Por mi calle pasea con frecuencia un tipo de mediana edad, deficiente mental. Su aspecto es corriente, anodino; si se le mira bien parece un cura vestido de paisano, con gafas de montura anticuada y premura en los andares, como si siempre llegara tarde a dar su misa diaria.
Resulta que el buen hombre, con esa tendencia inexplicable al daño, a lo prohibido, a la picardía, que dota la Madre Naturaleza a esas mentes incompletas (ellos no tienen culpa alguna, bien se sabe), como digo, resulta que el buen hombre camina por la acera insultando a todo parroquiano que se le cruza .

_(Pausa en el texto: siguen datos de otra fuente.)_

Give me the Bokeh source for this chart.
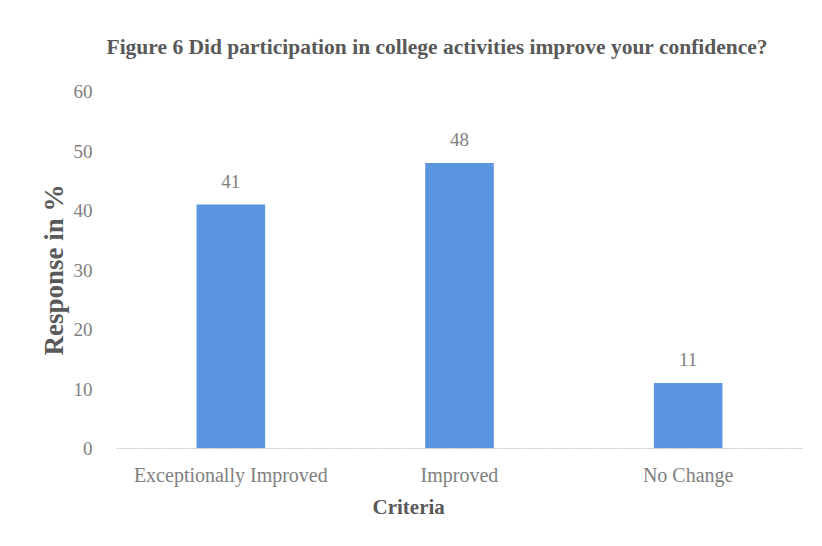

Para las mujeres, siempre las mismas flores: ¡ guarra, puta !
A los hombres: ¡ cabrón ! (Es curioso, a ellos con mucha menos frecuencia).
La primera vez que me insultó, hace ya unos meses, no caí en su fisionomía en absoluto; sólo oí el improperio con fuerte voz masculina y pensé ¿pero qué llevo puesto, qué se me marca, llevo algún botón abierto? Nada de eso me parecía probable observando mis vaqueros y una camiseta de verano, carente de estridencias.
Me giré para mirar la espalda del macho ibérico que tan gratuitamente me había ofendido y sus andares y su perfil me sacaron de la duda. Pobre hombre -me dije.
En adelante, cuando lo encontraba frente a mí, ya sabía a qué atenerme y aguardaba con placidez la dulce palabrita.
Esta mañana, en cambio, casi me ha hecho un favor, no hay mal que por bien no venga.
Nos hemos cruzado al pasar un semáforo y me ha soltado bien alto: ¡ GUARRA !
Yo he seguido mi camino sin inmutarme, pero los demás viandantes quedaron perplejos, asustados por el vozarrón y lo injusto del tratamiento (alguno quizás haya pensado que ese individuo y yo teníamos cuentas pendientes, quién sabe...)
A mi lado caminaba un chico joven, al menos mas joven que yo. Le debió dar tanto apuro poniéndose en mi lugar, que me dijo: no le hagas caso, creo que es un tarado.
- Si, no te preocupes, lo conozco de hace tiempo y siempre hace igual- le contesté yo mientras me encontraba, con gratísima sorpresa, con un par de ojazos color miel y una sonrisa encantadora. Así fuímos caminando un buen trecho, calle abajo, en un intercambio de pareceres sobre el mundo y sus gentes, yo intercalando palabras atropelladas con silencios torpes, él contándome que era psicólogo y otras cosas.
De pronto fuí consciente de que estaba toda ruborizada, lo mismito que una de esas damiselas decimonónicas que asoman su dulzura en las páginas de Flaubert.
- Pero serás idiota - me dije - a tus taytantos y a estas horas.
Bajé instintivamente la cabeza (repito lo de Flaubert) para volverla a levantar sólo cuando le oí decir:
- bueno, pues hasta otro día.
Y en ese momento tuve una explosión inconmensurable de vanidad al comprobar, en sus facciones, el mismo rubor incandescente y unos ojos melosos que me decían adios, complacientes y con placer.